SSL optimization and security talk

I gave a talk at Cal Poly on recently proposed changes to SSL. I covered False Start and Snap Start, both designed by Google engineer Adam Langley. Snap Start has been withdrawn, but there are some interesting design tradeoffs in these proposals that merit attention.

False Start provides a minor improvement over stock SSL, which takes two round trips in the initial handshake before application data can be sent. It saves one round trip on the initial handshake at the cost of sending data before checking for someone modifying the server’s handshake messages. It doesn’t provide any benefit on subsequent connections since the stock SSL resume protocol only takes one round trip also.

The False Start designers were aware of this risk, so they suggested the client whitelist ciphersuites for use with False Start. The assumption is that an attacker could get the client to provide ciphertext but wouldn’t be able to decrypt it if the encryption was secure. This is true most of the time, but is not sufficient.
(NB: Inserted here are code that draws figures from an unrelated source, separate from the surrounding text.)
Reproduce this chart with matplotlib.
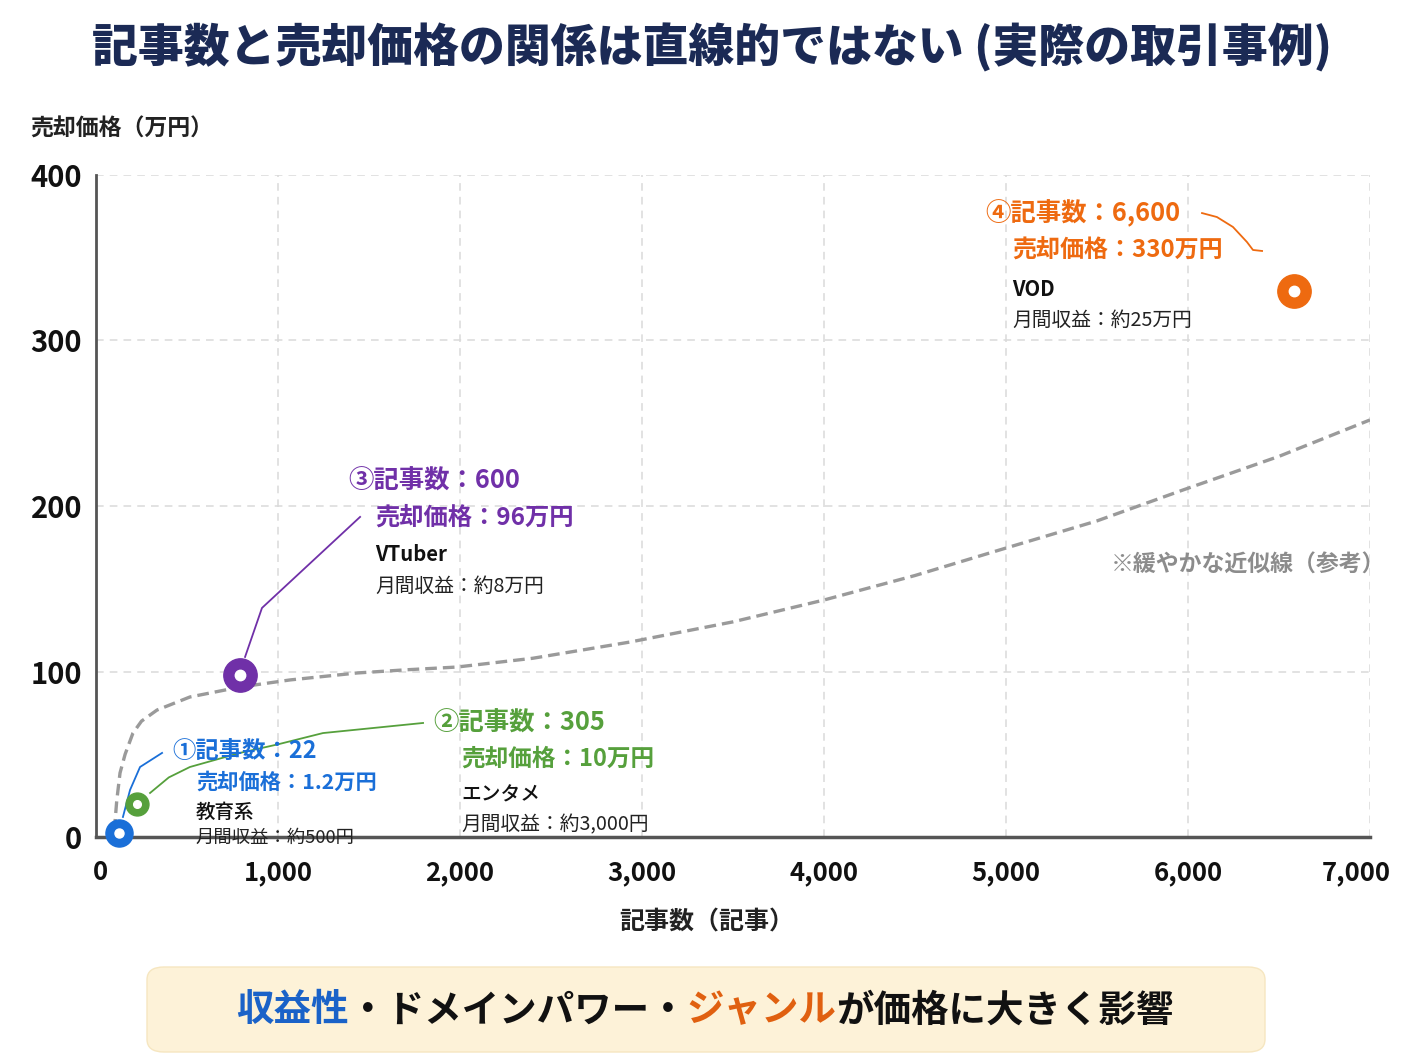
import matplotlib
matplotlib.use("Agg")
import matplotlib.pyplot as plt
from matplotlib.patches import FancyBboxPatch
from matplotlib.transforms import ScaledTranslation

plt.rcParams['font.family'] = ['Noto Sans CJK JP', 'DejaVu Sans']

# ---------------- data ----------------
title = "記事数と売却価格の関係は直線的ではない (実際の取引事例)"
x_label = "記事数（記事）"
y_label = "売却価格（万円）"
x_ticks = [0, 1000, 2000, 3000, 4000, 5000, 6000, 7000]
x_tick_labels = ["0", "1,000", "2,000", "3,000", "4,000", "5,000", "6,000", "7,000"]
y_ticks = [0, 100, 200, 300, 400]
y_tick_labels = ["0", "100", "200", "300", "400"]

# plotted marker positions
case_x = [127, 226, 793, 6584]
case_y = [2.4, 20, 98, 330]
case_colors = ["#1a6fd8", "#56a03c", "#7030a8", "#ee6a10"]
case_head = ["①記事数：22", "②記事数：305", "③記事数：600", "④記事数：6,600"]
case_price = ["売却価格：1.2万円", "売却価格：10万円", "売却価格：96万円", "売却価格：330万円"]
case_genre = ["教育系", "エンタメ", "VTuber", "VOD"]
case_income = ["月間収益：約500円", "月間収益：約3,000円", "月間収益：約8万円", "月間収益：約25万円"]

# reference approximation curve
curve_x = [93, 104, 114, 132, 160, 203, 250, 335, 516, 791, 1066, 1434, 1700, 1984,
           2400, 2934, 3500, 4000, 4500, 5000, 5500, 5973, 6500, 7000]
curve_y = [4, 8.5, 22, 38.7, 50, 62.8, 70, 76.7, 84.6, 90.6, 94.9, 99.1, 101, 102.7,
           108, 117.8, 130, 143.2, 158, 174.6, 191, 209.7, 230, 252]
curve_note = "※緩やかな近似線（参考）"

footer_parts = ["収益性", "・ドメインパワー・", "ジャンル", "が価格に大きく影響"]
footer_colors = ["#1a62c8", "#111111", "#e06010", "#111111"]

# ---------------- figure ----------------
W, H = 1408, 1056
fig = plt.figure(figsize=(W / 100, H / 100), dpi=100)
fig.patch.set_facecolor("white")
ax = fig.add_axes([96 / W, 1 - 837 / H, 1274 / W, (837 - 175) / H])

ax.set_xlim(0, 7000)
ax.set_ylim(0, 400)
ax.set_xticks(x_ticks)
ax.set_xticklabels(x_tick_labels, fontsize=18.5, fontweight="bold", color="#111111")
ax.set_yticks(y_ticks)
ax.set_yticklabels(y_tick_labels, fontsize=21, fontweight="bold", color="#111111")
ax.tick_params(axis="both", length=0)
ax.tick_params(axis="x", pad=16)
ax.tick_params(axis="y", pad=10)
xlabels = ax.get_xticklabels()
# first and last x tick labels sit slightly off their grid lines in the reference
xlabels[0].set_transform(xlabels[0].get_transform() + ScaledTranslation(4 / 100, 0, fig.dpi_scale_trans))
xlabels[-1].set_transform(xlabels[-1].get_transform() + ScaledTranslation(-14 / 100, 0, fig.dpi_scale_trans))

for s in ["top", "right"]:
    ax.spines[s].set_visible(False)
ax.spines["left"].set_color("#555555")
ax.spines["left"].set_linewidth(2)
ax.spines["bottom"].set_color("#555555")
ax.spines["bottom"].set_linewidth(2.5)

ax.grid(True, color="#dadada", linestyle=(0, (5, 4)), linewidth=1.1)
ax.set_axisbelow(True)

# approximation curve
ax.plot(curve_x, curve_y, color="#9a9a9a", lw=2.4, dashes=(3.5, 1.8), zorder=2,
        solid_capstyle="butt")
ax.text(7085, 164, curve_note, ha="right", va="center", fontsize=16.5,
        fontweight="bold", color="#8c8c8c", clip_on=False)

# leader lines (annotation connectors)
leaders = [
    ([148, 187, 242, 363], [12.1, 28.4, 42.3, 50.8]),
    ([297, 400, 516, 791, 1000, 1247, 1797], [26.6, 36, 42.3, 50.8, 56, 62.8, 68.9]),
    ([819, 912, 1451], [108.8, 138.4, 193.4]),
    ([6077, 6159, 6247, 6324, 6357, 6407], [377, 374.6, 368.6, 359.5, 354.7, 354.1]),
]
for (lx, ly), c in zip(leaders, case_colors):
    ax.plot(lx, ly, color=c, lw=1.3, zorder=3, clip_on=False)

# markers: thick rings
ring_sizes = [19.5, 16.5, 24, 24]
hole_sizes = [6.5, 5.5, 7.5, 7.5]
for x, y, c, s, h in zip(case_x, case_y, case_colors, ring_sizes, hole_sizes):
    ax.plot([x], [y], marker="o", ms=s, color=c, mec=c, zorder=5, clip_on=False)
    ax.plot([x], [y], marker="o", ms=h, color="white", mec="white", zorder=6, clip_on=False)

# annotation text blocks
head_pos = [(418, 52.0), (1852, 68.9), (1385, 215.1), (4885, 377.0)]
body_x = [549, 2005, 1533, 5033]
body_y = [(33.2, 15.1, -0.6), (47.1, 25.4, 7.3), (192.7, 170.4, 151.7), (354.1, 331.1, 312.4)]
head_fs = [16.8, 18.3, 18.3, 18.3]
price_fs = [15.3, 17.0, 17.5, 17.3]
genre_fs = [14, 14.2, 14.6, 14.6]
inc_fs = [13.2, 14.2, 14.2, 14.2]
for i in range(4):
    c = case_colors[i]
    ax.text(head_pos[i][0], head_pos[i][1], case_head[i], color=c, fontsize=head_fs[i],
            fontweight="bold", ha="left", va="center", zorder=7, clip_on=False)
    ax.text(body_x[i], body_y[i][0], case_price[i], color=c, fontsize=price_fs[i],
            fontweight="bold", ha="left", va="center", zorder=7, clip_on=False)
    ax.text(body_x[i], body_y[i][1], case_genre[i], color="#111111", fontsize=genre_fs[i],
            fontweight="bold" if i >= 2 else "medium", ha="left", va="center", zorder=7,
            clip_on=False)
    ax.text(body_x[i], body_y[i][2], case_income[i], color="#222222", fontsize=inc_fs[i],
            ha="left", va="center", zorder=7, clip_on=False)

# titles / labels
fig.text(712 / W, 1 - 48 / H, title, ha="center", va="center", fontsize=33,
         fontweight="heavy", color="#1b2a55")
fig.text(30 / W, 1 - 129 / H, y_label, ha="left", va="center", fontsize=16.5,
         fontweight="bold", color="#222222")
fig.text(707 / W, 1 - 922 / H, x_label, ha="center", va="center", fontsize=18,
         fontweight="bold", color="#222222")

# footer box
box = FancyBboxPatch((147 / W, 1 - 1052 / H), 1118 / W, 85 / H,
                     boxstyle="round,pad=0,rounding_size=0.012",
                     transform=fig.transFigure, facecolor="#fdf2d8",
                     edgecolor="#f6e6c0", linewidth=1, zorder=0)
fig.patches.append(box)

fig.canvas.draw()
renderer = fig.canvas.get_renderer()
footer_texts = []
widths = []
for part, col in zip(footer_parts, footer_colors):
    t = fig.text(0, 1 - 1010 / H, part, ha="left", va="center", fontsize=27,
                 fontweight="bold", color=col)
    bb = t.get_window_extent(renderer)
    widths.append(bb.width)
    footer_texts.append(t)
total = sum(widths)
start = 705 - total / 2
for t, w in zip(footer_texts, widths):
    t.set_x(start / W)
    start += w

fig.savefig("out.png", dpi=100)
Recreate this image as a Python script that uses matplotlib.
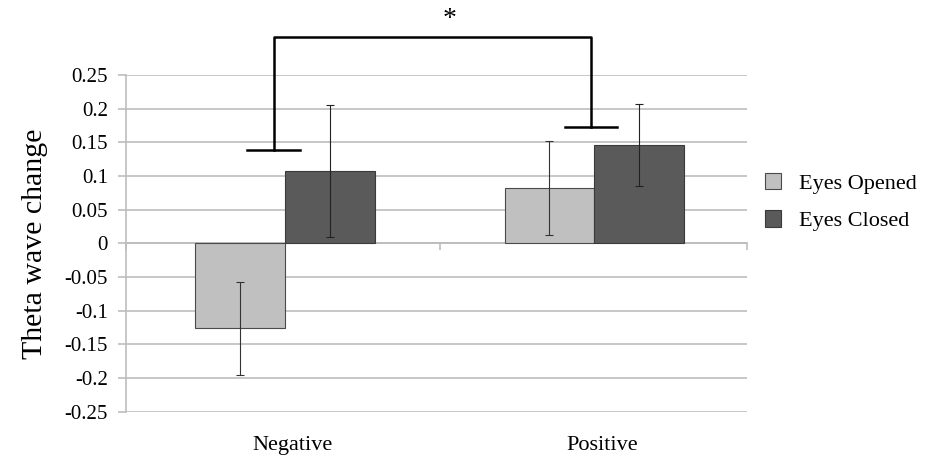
import numpy as np
import matplotlib
matplotlib.use("Agg")
import matplotlib.pyplot as plt

plt.rcParams["font.family"] = ["Liberation Serif", "DejaVu Serif"]

categories = ["Negative", "Positive"]
series_names = ["Eyes Opened", "Eyes Closed"]
eyes_opened = [-0.126, 0.082]
eyes_closed = [0.108, 0.146]
opened_err_low = [-0.195, 0.012]
opened_err_high = [-0.058, 0.152]
closed_err_low = [0.009, 0.085]
closed_err_high = [0.205, 0.207]
y_ticks = [0.25, 0.2, 0.15, 0.1, 0.05, 0, -0.05, -0.1, -0.15, -0.2, -0.25]
y_tick_labels = ["0.25", "0.2", "0.15", "0.1", "0.05", "0", "-0.05", "-0.1",
                 "-0.15", "-0.2", "-0.25"]

fig = plt.figure(figsize=(9.46, 4.66), dpi=100)
ax = fig.add_axes([0.1332, 0.1165, 0.6564, 0.7225])

x = np.arange(len(categories))
width = 0.29
grid_color = "#bdbdbd"
x_lo, x_hi = -0.514, 1.494


# error bars given as low/high ends, convert to offsets
def offsets(vals, lo, hi):
    vals = np.array(vals)
    return np.vstack([vals - np.array(lo), np.array(hi) - vals])


ax.bar(x - width / 2, eyes_opened, width, color="#c0c0c0", edgecolor="#4a4a4a",
       linewidth=0.8, label=series_names[0], zorder=3,
       yerr=offsets(eyes_opened, opened_err_low, opened_err_high),
       error_kw=dict(ecolor="#333333", elinewidth=0.8, capsize=3, capthick=0.8))
ax.bar(x + width / 2, eyes_closed, width, color="#5a5a5a", edgecolor="#3a3a3a",
       linewidth=0.8, label=series_names[1], zorder=3,
       yerr=offsets(eyes_closed, closed_err_low, closed_err_high),
       error_kw=dict(ecolor="#222222", elinewidth=0.8, capsize=3, capthick=0.8))

ax.set_xlim(x_lo, x_hi)
ax.set_ylim(-0.25, 0.25)
ax.set_yticks(y_ticks)
ax.set_yticklabels(y_tick_labels, fontsize=15)
ax.yaxis.grid(True, color=grid_color, linewidth=1.2, zorder=0)
ax.set_axisbelow(True)

for side in ["top", "right"]:
    ax.spines[side].set_visible(False)
ax.spines["left"].set_color(grid_color)
ax.spines["left"].set_linewidth(1.2)
ax.spines["bottom"].set_position(("data", 0))
ax.spines["bottom"].set_color(grid_color)
ax.spines["bottom"].set_linewidth(1.2)
ax.tick_params(axis="y", length=6, color=grid_color, width=1.2, pad=7)
ax.set_xticks([x_lo, 0.5, x_hi])
ax.set_xticklabels(["", "", ""])
ax.tick_params(axis="x", length=5, color=grid_color, width=1.2)

for xi, name in zip(x, categories):
    ax.text(xi + 0.025, -0.1, name, transform=ax.get_xaxis_transform(),
            ha="center", va="center", fontsize=16)

ax.set_ylabel("Theta wave change", fontsize=21.5, labelpad=12)

# significance bracket
bracket_left, bracket_right = -0.037, 0.99
bracket_top = 0.307
left_foot, right_foot = 0.138, 0.173
kw = dict(color="black", linewidth=1.8, clip_on=False, zorder=5)
ax.plot([bracket_left, bracket_left, bracket_right, bracket_right],
        [left_foot, bracket_top, bracket_top, right_foot], **kw)
ax.plot([bracket_left - 0.085, bracket_left + 0.085], [left_foot, left_foot], **kw)
ax.plot([bracket_right - 0.083, bracket_right + 0.083], [right_foot, right_foot], **kw)
ax.text(0.532, 0.333, "*", ha="center", va="center", fontsize=20, clip_on=False)

leg = ax.legend(loc="upper left", bbox_to_anchor=(0.787, 0.672),
                bbox_transform=fig.transFigure, frameon=False, fontsize=16,
                handlelength=0.75, handleheight=0.75, handletextpad=0.8,
                labelspacing=0.75)

fig.savefig("out.png", dpi=100)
The BEAST attack is a good example where ciphersuite whitelists are not enough. If a client used False Start as described in the standard, it couldn’t detect an attacker spoofing the server version in a downgrade attack. Thus, even if both the client and server supported TLS 1.1, which is secure against BEAST, False Start would have made the client insecure. Stock SSL would detect the version downgrade attack before sending any data and thus be safe.

The False Start standard (or at least implementations) could be modified to only allow False Start if the TLS version is 1.1 or higher. But this wouldn’t prevent downgrade attacks against TLS 1.1 or newer versions. You can’t both be proactively secure against the next protocol attack and use False Start. This may be a reasonable tradeoff, but it does make me a bit uncomfortable.

Snap Start removes both round trips for subsequent connections to the same server. This is one better than stock SSL session resumption. Additionally, it allows rekeying whereas session resumption uses the same shared key. The security cost is that Snap Start removes the server’s random contribution.

SSL is designed to fail safe. For example, neither party solely determines the nonce. Instead, the nonce is derived from both client and server randomness. This way, poor PRNG seeding by one of the participants doesn’t affect the final output.

Snap Start lets the client determine the entire nonce, and the server is expected to check it against a cache to prevent replay. There are measures to limit the size of the cache, but a cache can’t tell you how good the entropy is. Therefore, the nonce may be unique but still predictable. Is this a problem? Probably not, but I haven’t analyzed how a predictable nonce affects all the various operating modes of SSL (e.g., ECDH, client cert auth, SRP auth, etc.)

The key insight between both of these proposed changes to SSL is that latency is an important issue to SSL adoption, even with session resumption being built in from the beginning. Also, Google is willing to shift the responsibility for SSL security towards the client in order to save on latency. This makes sense when you own a client and your security deployment model is to ship frequent client updates. It’s less clear that this tradeoff is worth it for SSL applications besides HTTP or other security models.

I appreciate the work people like Adam have been doing to improve SSL performance and security. Obviously, unprotected HTTP is worse than some reductions in SSL security. However, careful study is needed for the many users of these kinds of protocol changes before their full impact is known. I remain cautious about adopting them.